> [Recorded data]
━━━━━━━━━━━━━━━━━━━━
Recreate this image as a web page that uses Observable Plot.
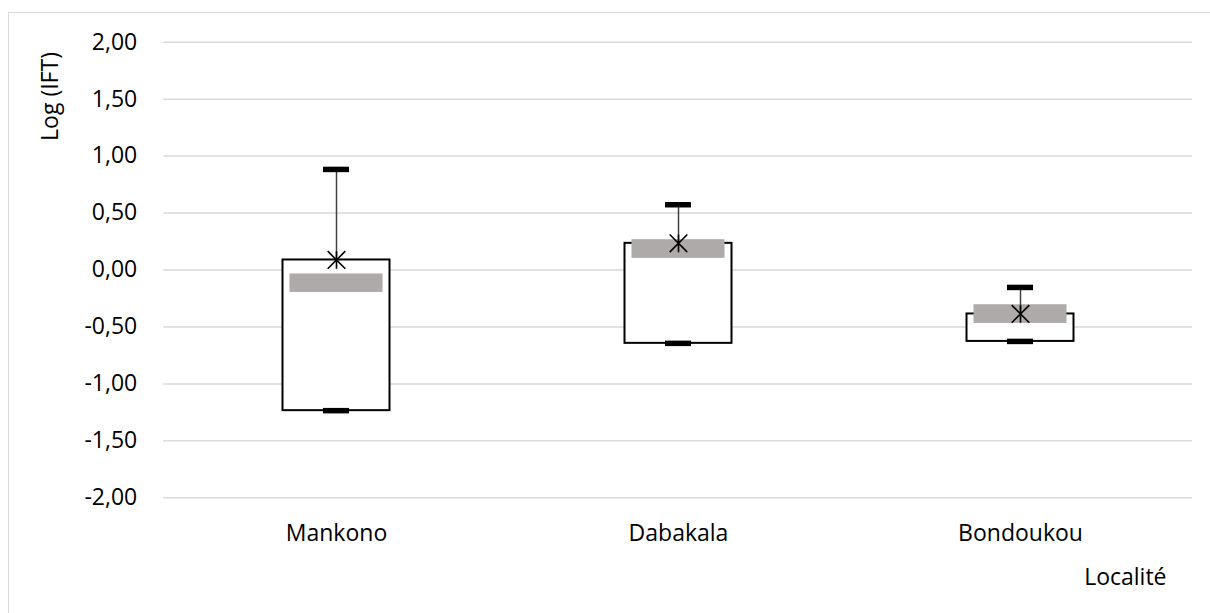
<!DOCTYPE html>
<html>
<head>
<meta charset="utf-8">
<script src="https://cdn.jsdelivr.net/npm/d3@7"></script>
<script src="https://cdn.jsdelivr.net/npm/@observablehq/plot@0.6"></script>
<style>
  html, body { margin: 0; padding: 0; background: #fff; width: 1210px; height: 613px; overflow: hidden; }
  #frame { position: absolute; left: 8px; top: 12px; width: 1300px; height: 700px; border-left: 1.5px solid #d9d9d9; border-top: 1.5px solid #d9d9d9; box-sizing: border-box; }
  #chart { position: absolute; left: 0; top: 0; }
</style>
</head>
<body>
<div id="frame"></div>
<div id="chart"></div>
<script>
// Data
const localites = ["Mankono", "Dabakala", "Bondoukou"];
const minimum   = [-1.235, -0.644, -0.627];   // bottom of box / lower cap
const moyenne   = [0.088, 0.234, -0.386];      // top of box / × marker
const maximum   = [0.883, 0.573, -0.153];      // upper cap
const grisBas   = [-0.197, 0.102, -0.469];     // grey band lower edge
const grisHaut  = [-0.035, 0.266, -0.305];     // grey band upper edge
const yTicks    = [-2, -1.5, -1, -0.5, 0, 0.5, 1, 1.5, 2];
const yLabel = "Log (IFT)";
const xLabel = "Localité";

const data = localites.map((loc, i) => ({
  loc, min: minimum[i], mean: moyenne[i], max: maximum[i], lo: grisBas[i], hi: grisHaut[i]
}));

const fmt = d => d.toFixed(2).replace(".", ",");

// Excel-style "star" marker: × with a vertical stroke
const starSymbol = {
  draw(context, size) {
    const r = Math.sqrt(size / Math.PI) * 1.1;
    context.moveTo(-r, -r); context.lineTo(r, r);
    context.moveTo(-r, r); context.lineTo(r, -r);
    context.moveTo(0, -r); context.lineTo(0, r);
  }
};

const chart = Plot.plot({
  width: 1210,
  height: 613,
  marginTop: 41.7,
  marginBottom: 115.7,
  marginLeft: 163.3,
  marginRight: 18,
  style: { fontFamily: "'Open Sans', sans-serif", fontSize: "23px", color: "#000", background: "transparent" },
  x: { domain: localites, padding: 0 },
  y: { domain: [-2, 2] },
  marks: [
    Plot.ruleY(yTicks, { stroke: "#d9d9d9", strokeWidth: 1.5, strokeOpacity: 1 }),
    Plot.axisY({ ticks: yTicks, tickSize: 0, tickPadding: 26.6, tickFormat: fmt, label: null, fill: "#000" }),
    Plot.axisX({ tickSize: 0, tickPadding: 26.4, label: null, fill: "#000" }),
    Plot.barY(data, { x: "loc", y1: "min", y2: "mean", fill: "white", stroke: "black", strokeWidth: 2, insetLeft: 117.5, insetRight: 117.5 }),
    Plot.barY(data, { x: "loc", y1: "lo", y2: "hi", fill: "#aeaaaa", insetLeft: 124.5, insetRight: 124.5 }),
    Plot.ruleX(data, { x: "loc", y1: "mean", y2: "max", stroke: "#404040", strokeWidth: 1.5 }),
    Plot.tickY(data, { x: "loc", y: "max", stroke: "black", strokeWidth: 5.5, insetLeft: 158, insetRight: 158 }),
    Plot.tickY(data, { x: "loc", y: "min", stroke: "black", strokeWidth: 5.5, insetLeft: 158, insetRight: 158 }),
    Plot.dot(data, { x: "loc", y: "mean", symbol: starSymbol, r: 8, stroke: "black", strokeWidth: 1.6, fill: "none" }),
    Plot.text([yLabel], { text: d => d, frameAnchor: "top-left", rotate: -90, textAnchor: "middle", dx: -122, dy: 54.3, fill: "#000" }),
    Plot.text([xLabel], { text: d => d, frameAnchor: "bottom-right", textAnchor: "end", dx: -26, dy: 87, fill: "#000" })
  ]
});
document.getElementById("chart").appendChild(chart);
</script>
</body>
</html>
━━━━━━━━━━━━━━━━━━━━
> [What you should do] Reproduce each line exactly as it appears, omitting the pictures.

> [Answer for this exercise]
Recreate this image as a web page that uses Observable Plot.
<!DOCTYPE html>
<html>
<head>
<meta charset="utf-8">
<script src="https://cdn.jsdelivr.net/npm/d3@7"></script>
<script src="https://cdn.jsdelivr.net/npm/@observablehq/plot@0.6"></script>
<style>
  html, body { margin: 0; padding: 0; background: #fff; width: 1210px; height: 613px; overflow: hidden; }
  #frame { position: absolute; left: 8px; top: 12px; width: 1300px; height: 700px; border-left: 1.5px solid #d9d9d9; border-top: 1.5px solid #d9d9d9; box-sizing: border-box; }
  #chart { position: absolute; left: 0; top: 0; }
</style>
</head>
<body>
<div id="frame"></div>
<div id="chart"></div>
<script>
// Data
const localites = ["Mankono", "Dabakala", "Bondoukou"];
const minimum   = [-1.235, -0.644, -0.627];   // bottom of box / lower cap
const moyenne   = [0.088, 0.234, -0.386];      // top of box / × marker
const maximum   = [0.883, 0.573, -0.153];      // upper cap
const grisBas   = [-0.197, 0.102, -0.469];     // grey band lower edge
const grisHaut  = [-0.035, 0.266, -0.305];     // grey band upper edge
const yTicks    = [-2, -1.5, -1, -0.5, 0, 0.5, 1, 1.5, 2];
const yLabel = "Log (IFT)";
const xLabel = "Localité";

const data = localites.map((loc, i) => ({
  loc, min: minimum[i], mean: moyenne[i], max: maximum[i], lo: grisBas[i], hi: grisHaut[i]
}));

const fmt = d => d.toFixed(2).replace(".", ",");

// Excel-style "star" marker: × with a vertical stroke
const starSymbol = {
  draw(context, size) {
    const r = Math.sqrt(size / Math.PI) * 1.1;
    context.moveTo(-r, -r); context.lineTo(r, r);
    context.moveTo(-r, r); context.lineTo(r, -r);
    context.moveTo(0, -r); context.lineTo(0, r);
  }
};

const chart = Plot.plot({
  width: 1210,
  height: 613,
  marginTop: 41.7,
  marginBottom: 115.7,
  marginLeft: 163.3,
  marginRight: 18,
  style: { fontFamily: "'Open Sans', sans-serif", fontSize: "23px", color: "#000", background: "transparent" },
  x: { domain: localites, padding: 0 },
  y: { domain: [-2, 2] },
  marks: [
    Plot.ruleY(yTicks, { stroke: "#d9d9d9", strokeWidth: 1.5, strokeOpacity: 1 }),
    Plot.axisY({ ticks: yTicks, tickSize: 0, tickPadding: 26.6, tickFormat: fmt, label: null, fill: "#000" }),
    Plot.axisX({ tickSize: 0, tickPadding: 26.4, label: null, fill: "#000" }),
    Plot.barY(data, { x: "loc", y1: "min", y2: "mean", fill: "white", stroke: "black", strokeWidth: 2, insetLeft: 117.5, insetRight: 117.5 }),
    Plot.barY(data, { x: "loc", y1: "lo", y2: "hi", fill: "#aeaaaa", insetLeft: 124.5, insetRight: 124.5 }),
    Plot.ruleX(data, { x: "loc", y1: "mean", y2: "max", stroke: "#404040", strokeWidth: 1.5 }),
    Plot.tickY(data, { x: "loc", y: "max", stroke: "black", strokeWidth: 5.5, insetLeft: 158, insetRight: 158 }),
    Plot.tickY(data, { x: "loc", y: "min", stroke: "black", strokeWidth: 5.5, insetLeft: 158, insetRight: 158 }),
    Plot.dot(data, { x: "loc", y: "mean", symbol: starSymbol, r: 8, stroke: "black", strokeWidth: 1.6, fill: "none" }),
    Plot.text([yLabel], { text: d => d, frameAnchor: "top-left", rotate: -90, textAnchor: "middle", dx: -122, dy: 54.3, fill: "#000" }),
    Plot.text([xLabel], { text: d => d, frameAnchor: "bottom-right", textAnchor: "end", dx: -26, dy: 87, fill: "#000" })
  ]
});
document.getElementById("chart").appendChild(chart);
</script>
</body>
</html>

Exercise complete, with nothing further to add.